With eye to future, police seek to protect elderly from abuse

Criminals who prey on senior citizens will have more targets in coming years as baby boomers age, but some people worry police and prosecutors will let the scams, abuse and neglect go unpunished.

Police officers often stereotype seniors as too fragile, forgetful or long-winded to be good witnesses in court, according to an expert at a recent Lawrence Police Department training seminar. On top of that, officers, dispatchers and front-desk clerks are not trained to spot signs of abuse, said San Diego Deputy Dist. Atty. Paul Greenwood.

Both police and prosecutors, he said, sometimes shy from getting involved in older victims’ domestic situations. And if a crime happens in a nursing home, police often fear to cross its threshold, a Lawrence advocate for the elderly said.

“I have seen it be the case that you’re lucky if they even go in and investigate the crime,” said Margaret Farley, a board member for the group Kansas Advocates for Better Care.

A local problem?

About 50 people attended Greenwood’s seminar at the Lawrence Police Department’s Investigation and Training Center, 4820 W. 15th St.

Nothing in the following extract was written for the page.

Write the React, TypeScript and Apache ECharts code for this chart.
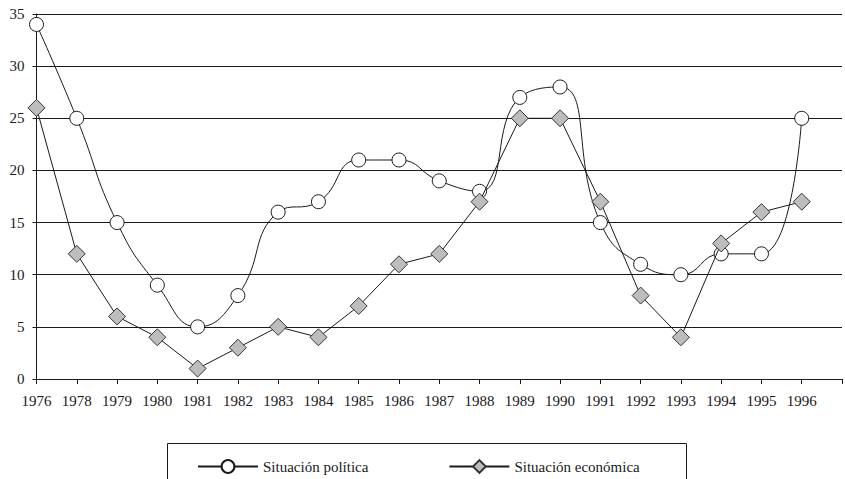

Lawrence Police Chief Ron Olin said Greenwood’s visit was not in response to any specific problems here; rather, it was more a response to demographics.

Kansas’ population older than 65 is expected to nearly double by 2025, while other age groups grow by 5 percent to 10 percent, according to the U.S. Census Bureau.

“This was an awareness issue, and it’s just a training seminar,” he said. “We deal with relatively few senior citizens.”

The issues Greenwood described are familiar to senior advocate Farley, an attorney who represents people injured in nursing homes.

Oversight of residential nursing homes falls to the Kansas Department of Health and Environment, and Farley said police sometimes fail to investigate crimes inside the homes because they feel it’s a state regulatory matter.

She recalled one Douglas County case in which a woman living in a nursing home had a handprint on her face. Police weren’t able to find a suspect, she said, even though it would have been easy to document who was with the woman around the time she was injured.

Farley said there’s no reason to believe that the response to elder abuse in Douglas County is any worse — or any better — than in other places.

“I have not seen any particular leadership in this area in Douglas County,” Farley said.

Douglas County Dist. Atty. Christine Kenney disagrees. She said her office was taking a leadership role by co-sponsoring Greenwood’s visit instead of standing by as the population ages.

“We want to be part of the solution up-front,” she said.

Seniors’ opinions

A group of senior citizens shooting pool at Douglas County Senior Services, 745 Vt., seemed mostly pleased to hear about the law-enforcement training.

“I’m really happy about it myself,” 74-year-old Ed Athey said.

Delbert Bradley, 74, said he’s been treated with respect during a few brief contacts with law-enforcement officials. Then again, he said, he’s never had a serious crime to report.

“I think they have swept some of it under the rug,” he said.

Greenwood said a lack of education about the common types of crimes might be one reason Olin’s officers aren’t seeing much of senior citizens.

Reports of elder abuse in San Diego began to skyrocket after Greenwood’s office began a public-awareness campaign, he said.

“As I understand, we probably should be getting about 10 times the number of reports we really are getting,” said Mary Transue, the Lawrence social-work supervisor of the state’s Adult Protective Services division, which investigates abuse against seniors outside of nursing homes.

Often, seniors who become the victim of a crime are afraid to report it because they don’t want to lose independence, Greenwood told the crowd. Often, they don’t want to press charges because the person they accuse is a caregiver, he said. But prosecutors and police need to remember that’s no reason to let a case drop.

Kenney said that even with a cooperative victim, there were logistical problems that made it hard to prosecute crimes against the elderly.

“It’s very difficult just getting them here to testify,” she said of elderly crime victims.